**Your instructions:**
Restate all the material verbatim, except for the pictures.

**Dataset excerpt:**
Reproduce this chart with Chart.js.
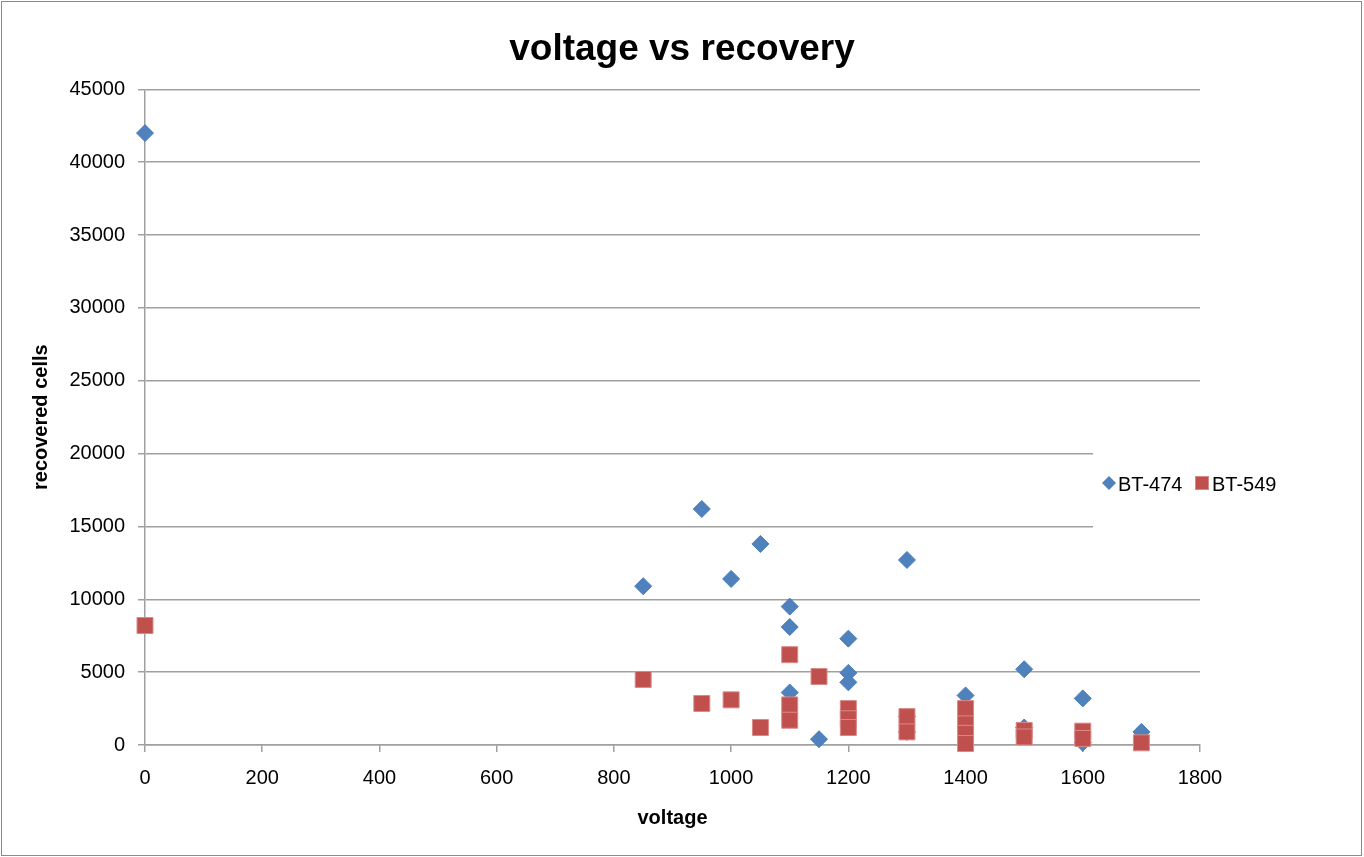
<!DOCTYPE html>
<html>
<head>
<meta charset="utf-8">
<script src="https://cdn.jsdelivr.net/npm/chart.js@4.4.1/dist/chart.umd.min.js"></script>
<style>
  html, body { margin: 0; padding: 0; background: #fff; }
  #c { display: block; }
</style>
</head>
<body>
<canvas id="c" width="1364" height="857"></canvas>
<script>
// ---- data ----
const seriesNames = ["BT-474", "BT-549"];
const voltage474 = [0, 850, 950, 1000, 1050, 1100, 1100, 1100, 1150, 1200, 1200, 1200, 1300, 1300, 1300, 1400, 1500, 1500, 1600, 1600, 1700];
const cells474   = [42000, 10900, 16200, 11400, 13800, 9500, 8100, 3600, 400, 7300, 4950, 4300, 12700, 1950, 900, 3400, 5200, 1200, 3200, 150, 900];
const voltage549 = [0, 850, 950, 1000, 1050, 1100, 1100, 1100, 1150, 1200, 1200, 1200, 1300, 1300, 1400, 1400, 1400, 1400, 1500, 1500, 1600, 1600, 1700];
const cells549   = [8200, 4500, 2850, 3100, 1200, 6200, 2750, 1700, 4700, 2500, 1800, 1200, 1950, 900, 2500, 1450, 800, 100, 1000, 550, 950, 450, 150];
const xTicks = [0, 200, 400, 600, 800, 1000, 1200, 1400, 1600, 1800];
const yTicks = [0, 5000, 10000, 15000, 20000, 25000, 30000, 35000, 40000, 45000];

const FONT = "'Liberation Sans', Arial, Helvetica, sans-serif";
const BLUE = '#4F81BD';
const RED = '#C0504D';
const GRID = '#a0a0a0';

function pts(xs, ys) { return xs.map((x, i) => ({ x: x, y: ys[i] })); }

const frame = {
  id: 'frame',
  beforeDraw(chart) {
    const ctx = chart.ctx;
    ctx.save();
    ctx.fillStyle = '#fff';
    ctx.fillRect(0, 0, chart.width, chart.height);
    ctx.strokeStyle = '#8a8a8a';
    ctx.lineWidth = 1;
    ctx.strokeRect(1.5, 1.5, chart.width - 4, chart.height - 3);
    ctx.restore();
  }
};

const sideLegend = {
  id: 'sideLegend',
  beforeDatasetsDraw(chart) {
    const ctx = chart.ctx;
    ctx.save();
    ctx.fillStyle = '#fff';
    ctx.fillRect(1093, 447, 260, 86);
    ctx.restore();
  },
  afterDatasetsDraw(chart) {
    const ctx = chart.ctx;
    const ds = chart.data.datasets;
    ctx.save();
    ctx.font = '20px ' + FONT;
    ctx.textBaseline = 'middle';
    ctx.textAlign = 'left';
    const cy = 483;
    // item 1: diamond
    ctx.fillStyle = ds[0].backgroundColor;
    ctx.beginPath();
    ctx.moveTo(1102, cy); ctx.lineTo(1109, cy - 7); ctx.lineTo(1116, cy); ctx.lineTo(1109, cy + 7);
    ctx.closePath(); ctx.fill();
    ctx.fillStyle = '#000';
    ctx.fillText(ds[0].label, 1118, cy + 2);
    // item 2: square
    ctx.fillStyle = ds[1].backgroundColor;
    ctx.fillRect(1195, cy - 7, 14, 14);
    ctx.strokeStyle = ds[1].borderColor;
    ctx.lineWidth = 1;
    ctx.strokeRect(1195.5, cy - 6.5, 13, 13);
    ctx.fillStyle = '#000';
    ctx.fillText(ds[1].label, 1212, cy + 2);
    ctx.restore();
  }
};

new Chart(document.getElementById('c'), {
  type: 'scatter',
  data: {
    datasets: [
      {
        label: seriesNames[0],
        data: pts(voltage474, cells474),
        order: 1,
        clip: false,
        pointStyle: 'rectRot',
        pointRadius: 8.5,
        pointHoverRadius: 8.5,
        backgroundColor: BLUE,
        borderColor: '#4A7EBB',
        borderWidth: 1
      },
      {
        label: seriesNames[1],
        data: pts(voltage549, cells549),
        order: 0,
        clip: false,
        pointStyle: 'rect',
        pointRadius: 11.3,
        pointHoverRadius: 11.3,
        backgroundColor: RED,
        borderColor: '#D88A88',
        borderWidth: 1
      }
    ]
  },
  options: {
    responsive: false,
    animation: false,
    devicePixelRatio: 1,
    layout: { padding: 0 },
    plugins: {
      legend: { display: false },
      tooltip: { enabled: false },
      title: {
        display: true,
        text: 'voltage vs recovery',
        color: '#000',
        font: { family: FONT, size: 37, weight: 'bold', lineHeight: 1.2 },
        padding: { top: 28, bottom: 17 }
      }
    },
    scales: {
      x: {
        type: 'linear',
        position: 'bottom',
        min: 0,
        max: 1800,
        afterBuildTicks: (s) => { s.ticks = xTicks.map(v => ({ value: v })); },
        afterFit: (s) => { s.height = 112; },
        ticks: {
          color: '#000',
          font: { family: FONT, size: 20 },
          padding: 14,
          maxRotation: 0,
          autoSkip: false,
          callback: (v) => String(v)
        },
        grid: {
          drawOnChartArea: false,
          drawTicks: true,
          tickLength: 7,
          color: GRID,
          lineWidth: 1.5
        },
        border: { display: true, color: GRID, width: 1.5 },
        title: {
          display: true,
          text: 'voltage',
          color: '#000',
          font: { family: FONT, size: 20, weight: 'bold', lineHeight: 1.2 },
          padding: { top: 0, bottom: 27 }
        }
      },
      y: {
        type: 'linear',
        position: 'left',
        min: 0,
        max: 45000,
        afterBuildTicks: (s) => { s.ticks = yTicks.map(v => ({ value: v })); },
        afterFit: (s) => { s.width = 145; },
        ticks: {
          color: '#000',
          font: { family: FONT, size: 20 },
          padding: 13,
          autoSkip: false,
          callback: (v) => String(v)
        },
        grid: {
          drawOnChartArea: true,
          drawTicks: true,
          tickLength: 7,
          color: GRID,
          lineWidth: 1.5
        },
        border: { display: true, color: GRID, width: 1.5 },
        title: {
          display: true,
          text: 'recovered cells',
          color: '#000',
          font: { family: FONT, size: 20, weight: 'bold', lineHeight: 1.2 },
          padding: { top: 29, bottom: 0 }
        }
      },
      spacer: {
        type: 'linear',
        position: 'right',
        display: true,
        afterFit: (s) => { s.width = 164; },
        ticks: { display: false },
        grid: { display: false },
        border: { display: false }
      }
    }
  },
  plugins: [frame, sideLegend]
});
</script>
</body>
</html>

**Solution to this exercise:**
Reproduce this chart with Chart.js.
<!DOCTYPE html>
<html>
<head>
<meta charset="utf-8">
<script src="https://cdn.jsdelivr.net/npm/chart.js@4.4.1/dist/chart.umd.min.js"></script>
<style>
  html, body { margin: 0; padding: 0; background: #fff; }
  #c { display: block; }
</style>
</head>
<body>
<canvas id="c" width="1364" height="857"></canvas>
<script>
// ---- data ----
const seriesNames = ["BT-474", "BT-549"];
const voltage474 = [0, 850, 950, 1000, 1050, 1100, 1100, 1100, 1150, 1200, 1200, 1200, 1300, 1300, 1300, 1400, 1500, 1500, 1600, 1600, 1700];
const cells474   = [42000, 10900, 16200, 11400, 13800, 9500, 8100, 3600, 400, 7300, 4950, 4300, 12700, 1950, 900, 3400, 5200, 1200, 3200, 150, 900];
const voltage549 = [0, 850, 950, 1000, 1050, 1100, 1100, 1100, 1150, 1200, 1200, 1200, 1300, 1300, 1400, 1400, 1400, 1400, 1500, 1500, 1600, 1600, 1700];
const cells549   = [8200, 4500, 2850, 3100, 1200, 6200, 2750, 1700, 4700, 2500, 1800, 1200, 1950, 900, 2500, 1450, 800, 100, 1000, 550, 950, 450, 150];
const xTicks = [0, 200, 400, 600, 800, 1000, 1200, 1400, 1600, 1800];
const yTicks = [0, 5000, 10000, 15000, 20000, 25000, 30000, 35000, 40000, 45000];

const FONT = "'Liberation Sans', Arial, Helvetica, sans-serif";
const BLUE = '#4F81BD';
const RED = '#C0504D';
const GRID = '#a0a0a0';

function pts(xs, ys) { return xs.map((x, i) => ({ x: x, y: ys[i] })); }

const frame = {
  id: 'frame',
  beforeDraw(chart) {
    const ctx = chart.ctx;
    ctx.save();
    ctx.fillStyle = '#fff';
    ctx.fillRect(0, 0, chart.width, chart.height);
    ctx.strokeStyle = '#8a8a8a';
    ctx.lineWidth = 1;
    ctx.strokeRect(1.5, 1.5, chart.width - 4, chart.height - 3);
    ctx.restore();
  }
};

const sideLegend = {
  id: 'sideLegend',
  beforeDatasetsDraw(chart) {
    const ctx = chart.ctx;
    ctx.save();
    ctx.fillStyle = '#fff';
    ctx.fillRect(1093, 447, 260, 86);
    ctx.restore();
  },
  afterDatasetsDraw(chart) {
    const ctx = chart.ctx;
    const ds = chart.data.datasets;
    ctx.save();
    ctx.font = '20px ' + FONT;
    ctx.textBaseline = 'middle';
    ctx.textAlign = 'left';
    const cy = 483;
    // item 1: diamond
    ctx.fillStyle = ds[0].backgroundColor;
    ctx.beginPath();
    ctx.moveTo(1102, cy); ctx.lineTo(1109, cy - 7); ctx.lineTo(1116, cy); ctx.lineTo(1109, cy + 7);
    ctx.closePath(); ctx.fill();
    ctx.fillStyle = '#000';
    ctx.fillText(ds[0].label, 1118, cy + 2);
    // item 2: square
    ctx.fillStyle = ds[1].backgroundColor;
    ctx.fillRect(1195, cy - 7, 14, 14);
    ctx.strokeStyle = ds[1].borderColor;
    ctx.lineWidth = 1;
    ctx.strokeRect(1195.5, cy - 6.5, 13, 13);
    ctx.fillStyle = '#000';
    ctx.fillText(ds[1].label, 1212, cy + 2);
    ctx.restore();
  }
};

new Chart(document.getElementById('c'), {
  type: 'scatter',
  data: {
    datasets: [
      {
        label: seriesNames[0],
        data: pts(voltage474, cells474),
        order: 1,
        clip: false,
        pointStyle: 'rectRot',
        pointRadius: 8.5,
        pointHoverRadius: 8.5,
        backgroundColor: BLUE,
        borderColor: '#4A7EBB',
        borderWidth: 1
      },
      {
        label: seriesNames[1],
        data: pts(voltage549, cells549),
        order: 0,
        clip: false,
        pointStyle: 'rect',
        pointRadius: 11.3,
        pointHoverRadius: 11.3,
        backgroundColor: RED,
        borderColor: '#D88A88',
        borderWidth: 1
      }
    ]
  },
  options: {
    responsive: false,
    animation: false,
    devicePixelRatio: 1,
    layout: { padding: 0 },
    plugins: {
      legend: { display: false },
      tooltip: { enabled: false },
      title: {
        display: true,
        text: 'voltage vs recovery',
        color: '#000',
        font: { family: FONT, size: 37, weight: 'bold', lineHeight: 1.2 },
        padding: { top: 28, bottom: 17 }
      }
    },
    scales: {
      x: {
        type: 'linear',
        position: 'bottom',
        min: 0,
        max: 1800,
        afterBuildTicks: (s) => { s.ticks = xTicks.map(v => ({ value: v })); },
        afterFit: (s) => { s.height = 112; },
        ticks: {
          color: '#000',
          font: { family: FONT, size: 20 },
          padding: 14,
          maxRotation: 0,
          autoSkip: false,
          callback: (v) => String(v)
        },
        grid: {
          drawOnChartArea: false,
          drawTicks: true,
          tickLength: 7,
          color: GRID,
          lineWidth: 1.5
        },
        border: { display: true, color: GRID, width: 1.5 },
        title: {
          display: true,
          text: 'voltage',
          color: '#000',
          font: { family: FONT, size: 20, weight: 'bold', lineHeight: 1.2 },
          padding: { top: 0, bottom: 27 }
        }
      },
      y: {
        type: 'linear',
        position: 'left',
        min: 0,
        max: 45000,
        afterBuildTicks: (s) => { s.ticks = yTicks.map(v => ({ value: v })); },
        afterFit: (s) => { s.width = 145; },
        ticks: {
          color: '#000',
          font: { family: FONT, size: 20 },
          padding: 13,
          autoSkip: false,
          callback: (v) => String(v)
        },
        grid: {
          drawOnChartArea: true,
          drawTicks: true,
          tickLength: 7,
          color: GRID,
          lineWidth: 1.5
        },
        border: { display: true, color: GRID, width: 1.5 },
        title: {
          display: true,
          text: 'recovered cells',
          color: '#000',
          font: { family: FONT, size: 20, weight: 'bold', lineHeight: 1.2 },
          padding: { top: 29, bottom: 0 }
        }
      },
      spacer: {
        type: 'linear',
        position: 'right',
        display: true,
        afterFit: (s) => { s.width = 164; },
        ticks: { display: false },
        grid: { display: false },
        border: { display: false }
      }
    }
  },
  plugins: [frame, sideLegend]
});
</script>
</body>
</html>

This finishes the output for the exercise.